ARM backs printed electronics startup

January 26, 2015 // By Peter Clarke
PragmatIC Printing Ltd. (Cambridge, England), a pioneer of printed electronics founded in 2010 as a continuation of the Manchester company Nano ePrint, has completed a funding round led by Cambridge Innovation Capital (CIC) with support from ARM Holdings plc.

PragmatIC raised £5.4 million (about $8.1 million) and said it is using the funds to hire staff and scale up production capacityat its production facility based at the National Centre for Printable Electronics in Sedgefield in the North of England. The funding also allows PragmatIC to broaden its circuit design activities, including applications such as sensors, processors and wireless communications: the essential building blocks to enable the emerging Internet of Things.

"ARM is committed to identifying innovative and disruptive new technology platforms,” said Mike Muller, chief technology officer of ARM, in a statement issued by PragmatIC. “We are supporting PragmatIC as they have the potential to dramatically extend the range of form factors and economics of embedded intelligence. We see particularly compelling possibilities to embed connectivity and computational power in everyday objects at extremely low cost."

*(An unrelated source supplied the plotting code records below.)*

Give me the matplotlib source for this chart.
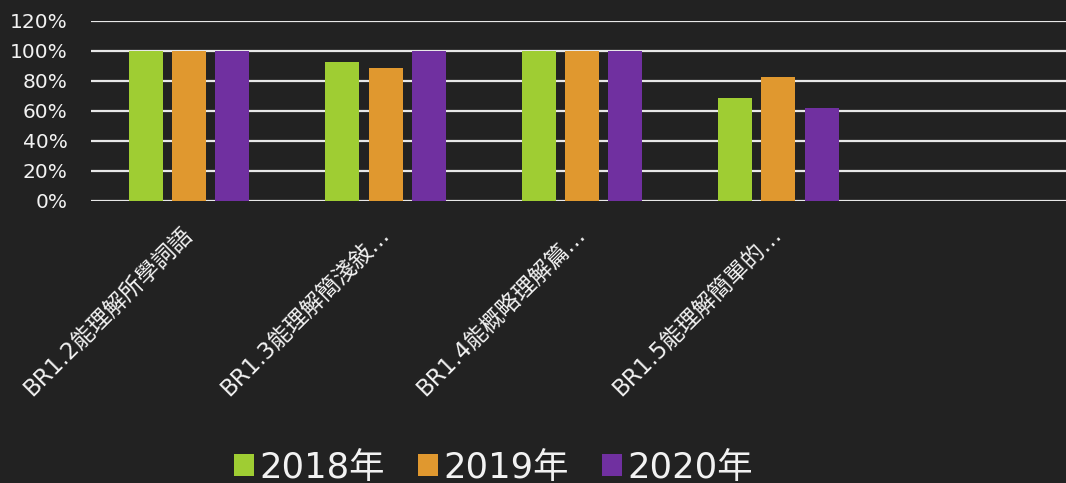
import matplotlib
matplotlib.use('Agg')
import matplotlib.pyplot as plt
from matplotlib.patches import Patch
import numpy as np

categories = ['BR1.2能理解所學詞語', 'BR1.3能理解簡淺敍…', 'BR1.4能概略理解篇…', 'BR1.5能理解簡單的…']
series_names = ['2018年', '2019年', '2020年']
v2018 = [1.00, 0.93, 1.00, 0.69]
v2019 = [1.00, 0.89, 1.00, 0.83]
v2020 = [1.00, 1.00, 1.00, 0.62]
yticks = [0, 0.2, 0.4, 0.6, 0.8, 1.0, 1.2]
ytick_labels = ['0%', '20%', '40%', '60%', '80%', '100%', '120%']

BG = '#222222'
TXT = '#f2f2f2'
colors = ['#9fcd33', '#e0982f', '#7030a0']

plt.rcParams['font.family'] = ['DejaVu Sans', 'Noto Sans CJK TC']

fig = plt.figure(figsize=(10.66, 4.83), dpi=100, facecolor=BG)
ax = fig.add_axes([91 / 1066, 282 / 483, 982 / 1066, 180 / 483])
ax.set_facecolor(BG)

x = np.arange(len(categories))
offs = [-0.22, 0.0, 0.22]
for vals, off, c in zip([v2018, v2019, v2020], offs, colors):
    ax.bar(x + off, vals, width=0.173, color=c, zorder=3)

# gridlines
for t in yticks:
    ax.axhline(t, color='#e8e8e8', lw=1.6, zorder=2)

ax.set_xlim(-0.5, len(categories) + 0.5)
ax.set_ylim(0, 1.2)
ax.set_yticks(yticks)
ax.set_yticklabels(ytick_labels, fontsize=14.5, color=TXT)
ax.tick_params(axis='y', length=0, pad=17)
ax.set_xticks(x)
ax.set_xticklabels(categories, fontsize=16.5, color=TXT, rotation=45,
                   ha='right', va='center', rotation_mode='anchor')
ax.tick_params(axis='x', length=0, pad=21)
for s in ax.spines.values():
    s.set_visible(False)

handles = [Patch(facecolor=c, label=n) for c, n in zip(colors, series_names)]
fig.legend(handles=handles, loc='center', bbox_to_anchor=(0.463, 0.032), ncol=3,
           frameon=False, fontsize=25.5, labelcolor=TXT, handlelength=0.55,
           handleheight=0.55, handletextpad=0.15, columnspacing=0.95)

fig.savefig('out.png', dpi=100, facecolor=BG)
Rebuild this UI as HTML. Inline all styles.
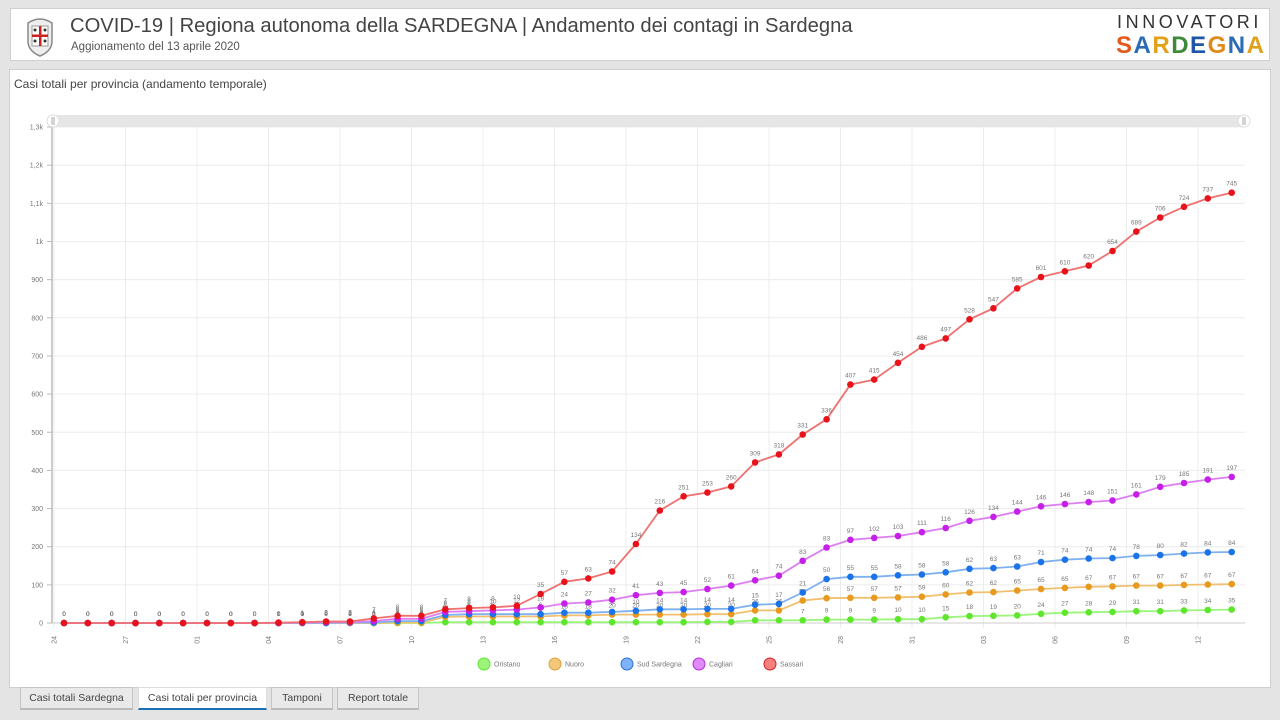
<!DOCTYPE html>
<html><head><meta charset="utf-8">
<style>
body{margin:0;width:1280px;height:720px;background:#e4e4e4;font-family:"Liberation Sans",sans-serif;overflow:hidden;position:relative}
.hdr{position:absolute;left:10px;top:8px;width:1260px;height:53px;background:#fff;border:1px solid #cfcfcf;box-sizing:border-box}
.t1{position:absolute;left:70px;top:15px;font-size:20.2px;color:#444;white-space:nowrap}
.t2{position:absolute;left:71px;top:41px;font-size:11.5px;color:#555}
.panel{position:absolute;left:9px;top:69px;width:1262px;height:619px;background:#fff;border:1px solid #cfcfcf;box-sizing:border-box}
.ptitle{position:absolute;left:14px;top:77px;font-size:12px;color:#444}
.tab{position:absolute;top:687px;height:23px;background:#e9e9e9;border:1px solid #c4c4c4;border-bottom:2px solid #bbb;box-sizing:border-box;font-size:10.5px;color:#444;text-align:center;line-height:21px}
.tab.act{background:#fff;border-color:#ddd;border-bottom:2px solid #1a6fb5}
.logo1{position:absolute;left:1117px;top:12px;font-size:18px;letter-spacing:3.6px;color:#333;white-space:nowrap}
.logo2{position:absolute;left:1116px;top:32px;font-size:24px;font-weight:bold;letter-spacing:1.5px;white-space:nowrap}
</style></head><body>
<div class="hdr"></div>
<svg style="position:absolute;left:22px;top:15px" width="36" height="42" viewBox="0 0 36 42">
<path d="M6 8 Q18 0 30 8 L30 26 Q30 36 18 41 Q6 36 6 26Z" fill="#eee" stroke="#888" stroke-width="1.5"/>
<rect x="10" y="11" width="16" height="20" fill="#fff" stroke="#999"/>
<rect x="17" y="11" width="2.5" height="20" fill="#c22"/><rect x="10" y="19.5" width="16" height="2.5" fill="#c22"/>
<circle cx="13" cy="15" r="1.5" fill="#333"/><circle cx="23" cy="15" r="1.5" fill="#333"/><circle cx="13" cy="26" r="1.5" fill="#333"/><circle cx="23" cy="26" r="1.5" fill="#333"/>
</svg>
<div class="t1">COVID-19 | Regiona autonoma della SARDEGNA | Andamento dei contagi in Sardegna</div>
<div class="t2">Aggionamento del 13 aprile 2020</div>
<div class="logo1">INNOVATORI</div>
<div class="logo2"><span style="color:#e25a1c">S</span><span style="color:#2a6db5">A</span><span style="color:#e0a21a">R</span><span style="color:#3c8a3a">D</span><span style="color:#1f57a6">E</span><span style="color:#e08a1c">G</span><span style="color:#2a6db5">N</span><span style="color:#e0a21a">A</span></div>
<div class="panel"></div>
<div class="ptitle">Casi totali per provincia (andamento temporale)</div>
<svg id="c" style="position:absolute;left:0;top:0" width="1280" height="690"></svg>
<div class="tab" style="left:20px;width:113px">Casi totali Sardegna</div>
<div class="tab act" style="left:138px;width:129px">Casi totali per provincia</div>
<div class="tab" style="left:271px;width:62px">Tamponi</div>
<div class="tab" style="left:337px;width:82px">Report totale</div>
<script>
var O=[],N=[],S=[],C=[],R=[];
var early=[[0,0,0,0,1],[0,0,0,1,1],[0,0,0,2,2],[0,0,1,1,2],[0,0,1,4,7],[0,1,4,6,8],[0,1,4,6,8],[2,14,5,8,7],[2,15,6,8,8],[2,15,6,10,8],[2,15,6,12,10],
[2,15,6,18,35],[2,18,7,24,57],[2,18,7,27,63],[2,20,7,32,74],[2,20,10,41,134],[2,20,14,43,216],[2,20,14,45,251],[3,20,14,52,253],[3,20,14,61,260],[7,26,15,64,309],[7,26,17,74,318]];
for(var i=0;i<9;i++){O.push(0);N.push(0);S.push(0);C.push(0);R.push(0);}
early.forEach(function(a){O.push(a[0]);N.push(a[1]);S.push(a[2]);C.push(a[3]);R.push(a[4]);});
O=O.concat([7,9,9,9,10,10,15,18,19,20,24,27,28,29,31,31,33,34,35]);
N=N.concat([52,56,57,57,57,59,60,62,62,65,65,65,67,67,67,67,67,67,67]);
S=S.concat([21,50,55,55,58,58,58,62,63,63,71,74,74,74,78,80,82,84,84]);
C=C.concat([83,83,97,102,103,111,116,126,134,144,146,146,148,151,161,179,185,191,197]);
R=R.concat([331,336,407,415,454,486,497,528,547,585,601,610,620,654,689,706,724,737,745]);
var ser=[[O,'#5ee62c','#9af57a'],[N,'#e89a1e','#f0c070'],[S,'#1b73ea','#7fb0f0'],[C,'#c51fe8','#dd7ff2'],[R,'#e8121a','#f07070']];
var h='',X0=52,Y0=623,k=0.3815;
function y(v){return Y0-v*k;}function x(i){return 64+23.83*i;}
var yl=['0','100','200','300','400','500','600','700','800','900','1k','1,1k','1,2k','1,3k'];
for(var j=0;j<14;j++){var yy=y(j*100);h+='<line x1="'+X0+'" x2="1245" y1="'+yy+'" y2="'+yy+'" stroke="#ececec"/>';
h+='<line x1="47" x2="'+X0+'" y1="'+yy+'" y2="'+yy+'" stroke="#bbb"/>';
h+='<text x="43" y="'+(yy+2.5)+'" font-size="7" fill="#777" text-anchor="end">'+yl[j]+'</text>';}
var xl=['24','27','01','04','07','10','13','16','19','22','25','28','31','03','06','09','12'];
for(var j=0;j<17;j++){var xx=54+71.5*j;h+='<line x1="'+xx+'" x2="'+xx+'" y1="127" y2="628" stroke="#ececec"/>';
h+='<text transform="translate('+(xx+2.5)+',636) rotate(-90)" font-size="7" fill="#777" text-anchor="end">'+xl[j]+'</text>';}
h+='<line x1="'+X0+'" x2="'+X0+'" y1="127" y2="623" stroke="#bbb" stroke-width="1.5"/><line x1="'+X0+'" x2="1245" y1="623" y2="623" stroke="#ccc"/>';
h+='<rect x="'+X0+'" y="115" width="1193" height="12" fill="#e6e6e6"/>';
[53,1244].forEach(function(cx){h+='<circle cx="'+cx+'" cy="121" r="6" fill="#fff" stroke="#ddd"/><line x1="'+(cx-1)+'" x2="'+(cx-1)+'" y1="117" y2="125" stroke="#aaa"/><line x1="'+(cx+1)+'" x2="'+(cx+1)+'" y1="117" y2="125" stroke="#aaa"/>';});
var cum=[];for(var i=0;i<50;i++)cum.push(0);
var layers=[];
ser.forEach(function(s){var pts=[];for(var i=0;i<50;i++){cum[i]+=s[0][i];pts.push([x(i),y(cum[i]),s[0][i]]);}layers.push([pts,s[1],s[2]]);});
layers.forEach(function(L){h+='<polyline fill="none" stroke="'+L[2]+'" stroke-width="1.8" points="'+L[0].map(function(p){return p[0].toFixed(1)+','+p[1].toFixed(1)}).join(' ')+'"/>';});
layers.forEach(function(L){L[0].forEach(function(p){h+='<circle cx="'+p[0].toFixed(1)+'" cy="'+p[1].toFixed(1)+'" r="3.3" fill="'+L[1]+'"/>';
h+='<text x="'+p[0].toFixed(1)+'" y="'+(p[1]-7).toFixed(1)+'" font-size="6.5" fill="#777" text-anchor="middle">'+p[2]+'</text>';});});
var lg=[['Oristano','#9cf57a','#5ee62c',484],['Nuoro','#f3c77a','#e0a040',555],['Sud Sardegna','#7fb3f7','#2a72d8',627],['Cagliari','#e08af8','#b52fd6',699],['Sassari','#f58080','#d62020',770]];
lg.forEach(function(l){h+='<circle cx="'+l[3]+'" cy="664" r="6" fill="'+l[1]+'" stroke="'+l[2]+'"/><text x="'+(l[3]+10)+'" y="666.5" font-size="7" fill="#777">'+l[0]+'</text>';});
document.getElementById('c').innerHTML=h;
</script>
</body></html>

Cambridge Innovation Capital was established with initial funding from institutional and strategic investors including Invesco Perpetual, Lansdowne Partners and the University of Cambridge Endowment Fund to invest in technology companies in the Cambridge area.

The funding augments a growing revenue base from some customers already acquired by PragmatIC operating in consumer goods, security printing and wearable electronics including, Procter and Gamble, De La Rue plc and Hallmark have been previously announced.

PragmatIC CEO Scott White, commented: "We have become accustomed to silicon chips being incorporated into high-value documents such as passports and credit cards, but there are limitations to how robustly and cost-effectively this can be done. Our technology platform creates a microcircuit thinner than a human hair that can be easily embedded in any flexible surface."